RIP, Mr Emerson, mein Beileid allen Freunden und Angehörigen, und meinen Respekt seinen Leistungen für diejenigen, denen sein Werk so viel bedeutet hat.
Da wir hier angefangen haben, auch unsere persönliche Eindrücke von und Bezüge zu diesem Werk zu schildern -- hier nun meine, auch oder gerade weil sie sich vielleicht nicht so harmonisch in die anderen einfügen. Versteht es als Erweiterung des Stimmungsbildes.
In meiner Diskobiografie sind ELP eines der großen Paradebeispiele für die Musik, gegen die diejenige Musik gerichtet war, mit der ich sozialisiert wurde. Punk, Hardcore, Grind, Crust, und wie sie alle hießen, haben ihre Wurzeln ja nicht zuletzt in einer abgrundtiefen Verachtung für das, was in den 70ern unter ›Prog Rock‹, ›Art Rock‹ o.ä. lief. Zwar haben sich meine musikalischen Vorlieben massiv erweitert in den letzten 20 Jahren, auch auf Bereiche, mit denen ein ›echter‹ Punkrocker (einer, der den Punk auch als seine persönliche Daseinsweise begreift), nichts zu tun haben will (Free Jazz, moderne Klassik, Gamelan, und natürlich fast alle Spielarten synthetischer Musik). Aber ELP, gemeinsam mit z.B. Pink Floyd, Yes, Genesis, Uriah Heep, King Crimson, Jethro Tull, Parsons, und fangt mir erst recht nicht mit Jaco Pastorius an -- das ist so der Inbegriff für Musik, die mir persönlich nichts, aber auch gar nichts kommuniziert. Ihr gelingt es nicht, Kontakt zu mir als Hörer aufzunehmen. Und dieses Scheitern schreibe ich -- als extrem breit aufgestellter und offener Rezipient -- eben nicht nur mir, sondern maßgeblich eben auch dieser Musik zu.
Mehr noch, ich bin überzeugt und zuversichtlich, dass die unbefangeneren Musikhistoriker in zwei, drei Generationen, wie ich zu dem Urteil kommen werden, dass diese Musik über ein vergleichsweise schlechtes Signal-Rausch-Verhältnis verfügt.
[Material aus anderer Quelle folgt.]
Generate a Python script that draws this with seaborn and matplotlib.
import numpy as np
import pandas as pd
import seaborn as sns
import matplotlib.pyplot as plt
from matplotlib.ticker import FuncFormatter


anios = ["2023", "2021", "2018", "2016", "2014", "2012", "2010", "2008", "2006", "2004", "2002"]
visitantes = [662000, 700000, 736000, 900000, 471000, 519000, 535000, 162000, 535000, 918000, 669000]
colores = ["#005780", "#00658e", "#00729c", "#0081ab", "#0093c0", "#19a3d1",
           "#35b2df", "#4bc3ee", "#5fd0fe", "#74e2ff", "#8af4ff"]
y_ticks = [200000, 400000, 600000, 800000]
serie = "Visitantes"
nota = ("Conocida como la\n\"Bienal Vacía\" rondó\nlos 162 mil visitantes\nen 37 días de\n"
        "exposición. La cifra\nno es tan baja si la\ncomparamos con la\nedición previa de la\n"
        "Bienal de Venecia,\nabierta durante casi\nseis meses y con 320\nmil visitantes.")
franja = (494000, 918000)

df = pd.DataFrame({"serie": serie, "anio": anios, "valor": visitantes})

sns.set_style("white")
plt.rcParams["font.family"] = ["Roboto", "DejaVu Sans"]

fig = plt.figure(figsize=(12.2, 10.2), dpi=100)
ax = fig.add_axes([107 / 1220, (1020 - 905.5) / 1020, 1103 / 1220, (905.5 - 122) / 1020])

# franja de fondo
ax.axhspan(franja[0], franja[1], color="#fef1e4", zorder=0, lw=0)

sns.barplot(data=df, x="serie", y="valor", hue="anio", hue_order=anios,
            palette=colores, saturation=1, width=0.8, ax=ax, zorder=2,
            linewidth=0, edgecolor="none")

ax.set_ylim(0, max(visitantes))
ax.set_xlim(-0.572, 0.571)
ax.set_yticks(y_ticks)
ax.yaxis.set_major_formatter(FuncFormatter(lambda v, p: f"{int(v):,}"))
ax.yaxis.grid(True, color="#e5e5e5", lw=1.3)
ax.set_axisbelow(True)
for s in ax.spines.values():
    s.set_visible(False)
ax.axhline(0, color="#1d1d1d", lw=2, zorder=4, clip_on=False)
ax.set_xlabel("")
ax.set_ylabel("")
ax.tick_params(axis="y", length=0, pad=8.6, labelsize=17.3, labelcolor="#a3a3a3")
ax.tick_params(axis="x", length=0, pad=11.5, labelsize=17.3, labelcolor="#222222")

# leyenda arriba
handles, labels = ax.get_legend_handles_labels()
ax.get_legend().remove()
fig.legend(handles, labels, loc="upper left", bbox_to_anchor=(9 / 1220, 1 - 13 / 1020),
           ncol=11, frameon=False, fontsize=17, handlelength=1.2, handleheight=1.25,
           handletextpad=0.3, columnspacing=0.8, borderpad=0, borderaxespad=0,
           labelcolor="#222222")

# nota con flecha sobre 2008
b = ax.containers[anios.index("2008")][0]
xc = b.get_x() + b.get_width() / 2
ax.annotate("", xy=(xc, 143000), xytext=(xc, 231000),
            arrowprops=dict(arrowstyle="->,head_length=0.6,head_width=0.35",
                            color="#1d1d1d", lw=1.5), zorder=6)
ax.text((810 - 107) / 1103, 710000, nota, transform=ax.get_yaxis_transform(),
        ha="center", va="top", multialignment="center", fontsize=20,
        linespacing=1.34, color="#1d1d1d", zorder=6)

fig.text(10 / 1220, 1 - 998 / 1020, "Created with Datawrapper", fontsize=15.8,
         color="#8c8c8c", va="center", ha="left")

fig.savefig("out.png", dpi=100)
Mit extrem vielen Daten werden extrem wenig Informationen rübergebracht. Stundenlanges, selbstverliebtes Gegniedlliedlgniedl in (zweiffellos!) höchster technischer Perfektion, aber ohne jeden Bezug zu einer Außenwelt mit tatsächlichen Rezipienten (und übrigens auch ohne den Versuch zur Provokation, Verstörung, Grenzüberschreitung, was für mich ebenfalls wertvolle Kunst ausmacht). Man vergleiche das mit dem fantastischen Wirkungsgrad z.B. eines Ramones-Songs oder früh-90er-Basic-Channel-Tracks (viel mit wenig) oder der unerreichten Informationsdichte z.B. einer Ornette-Coleman-Platte (viel mit viel), auf der quasi jede Note die komplette Geschichte des schwarzen Amerika enthält, und Adorno/Horkheimers ›Dialektik der Aufklärung‹ gleich mit.
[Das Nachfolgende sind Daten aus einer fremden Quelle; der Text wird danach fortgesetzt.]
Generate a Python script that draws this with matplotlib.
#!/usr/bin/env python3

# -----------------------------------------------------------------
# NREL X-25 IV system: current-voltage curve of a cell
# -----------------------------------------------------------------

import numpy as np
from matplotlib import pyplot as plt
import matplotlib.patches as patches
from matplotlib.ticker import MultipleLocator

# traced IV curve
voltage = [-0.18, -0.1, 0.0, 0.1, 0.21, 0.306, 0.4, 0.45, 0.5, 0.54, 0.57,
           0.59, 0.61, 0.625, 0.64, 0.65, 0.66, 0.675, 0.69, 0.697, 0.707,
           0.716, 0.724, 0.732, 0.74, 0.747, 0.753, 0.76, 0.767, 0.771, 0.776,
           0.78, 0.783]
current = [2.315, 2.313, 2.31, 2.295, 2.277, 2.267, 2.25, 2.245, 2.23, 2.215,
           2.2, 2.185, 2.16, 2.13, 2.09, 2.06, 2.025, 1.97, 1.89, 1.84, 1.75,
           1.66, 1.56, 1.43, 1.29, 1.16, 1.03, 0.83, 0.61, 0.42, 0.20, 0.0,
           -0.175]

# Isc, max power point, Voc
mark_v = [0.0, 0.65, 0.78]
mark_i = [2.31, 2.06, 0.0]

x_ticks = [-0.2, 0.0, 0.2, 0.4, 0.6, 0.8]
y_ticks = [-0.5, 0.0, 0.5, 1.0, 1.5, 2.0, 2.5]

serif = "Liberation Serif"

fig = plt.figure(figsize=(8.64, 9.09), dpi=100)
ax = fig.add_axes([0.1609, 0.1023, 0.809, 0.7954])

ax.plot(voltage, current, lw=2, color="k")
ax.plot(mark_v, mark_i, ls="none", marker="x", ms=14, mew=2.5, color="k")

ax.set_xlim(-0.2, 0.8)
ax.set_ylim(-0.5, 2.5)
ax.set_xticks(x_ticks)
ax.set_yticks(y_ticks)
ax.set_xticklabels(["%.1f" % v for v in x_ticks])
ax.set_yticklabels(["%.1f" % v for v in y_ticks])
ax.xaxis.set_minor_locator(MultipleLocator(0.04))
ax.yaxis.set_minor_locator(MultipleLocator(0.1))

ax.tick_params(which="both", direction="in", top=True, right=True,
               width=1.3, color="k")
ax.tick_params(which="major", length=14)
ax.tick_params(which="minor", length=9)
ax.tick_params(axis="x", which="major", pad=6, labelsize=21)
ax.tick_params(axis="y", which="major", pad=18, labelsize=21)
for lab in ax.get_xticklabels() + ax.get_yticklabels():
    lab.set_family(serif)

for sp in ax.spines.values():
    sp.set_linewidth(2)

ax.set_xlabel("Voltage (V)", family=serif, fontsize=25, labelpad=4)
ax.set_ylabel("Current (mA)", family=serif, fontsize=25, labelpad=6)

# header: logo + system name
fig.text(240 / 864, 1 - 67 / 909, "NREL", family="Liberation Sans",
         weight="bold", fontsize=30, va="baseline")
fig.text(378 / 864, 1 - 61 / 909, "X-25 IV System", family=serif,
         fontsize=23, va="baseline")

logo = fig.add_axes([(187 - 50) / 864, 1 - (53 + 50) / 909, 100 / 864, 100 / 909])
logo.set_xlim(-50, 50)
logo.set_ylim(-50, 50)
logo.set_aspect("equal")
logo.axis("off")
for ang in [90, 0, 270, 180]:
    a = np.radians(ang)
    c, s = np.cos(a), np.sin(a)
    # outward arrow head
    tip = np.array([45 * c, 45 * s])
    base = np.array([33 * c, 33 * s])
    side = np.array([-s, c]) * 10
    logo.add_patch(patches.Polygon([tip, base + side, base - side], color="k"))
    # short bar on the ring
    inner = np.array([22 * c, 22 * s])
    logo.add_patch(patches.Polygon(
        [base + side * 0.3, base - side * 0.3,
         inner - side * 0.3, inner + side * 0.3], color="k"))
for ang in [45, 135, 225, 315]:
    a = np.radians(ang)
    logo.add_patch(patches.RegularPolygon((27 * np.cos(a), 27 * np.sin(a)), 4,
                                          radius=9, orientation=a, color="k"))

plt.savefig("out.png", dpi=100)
Ich wiederhole sicherheitshalber nochmal: das sind bloß €0.02 über meinen persönlichen Bezug zu der von Emerson repräsentierten Musik, und zur Einschätzung ihres m.E. fragwürdigen ästhetischen Werts. Das alles also völlig unabhängig von seiner Person, über die ich an dieser selbst dann kein schlechtes Wort über die Lippen brächte, wenn ich dazu befähigt wäre, denn das gehört sich selbstverständlich nicht.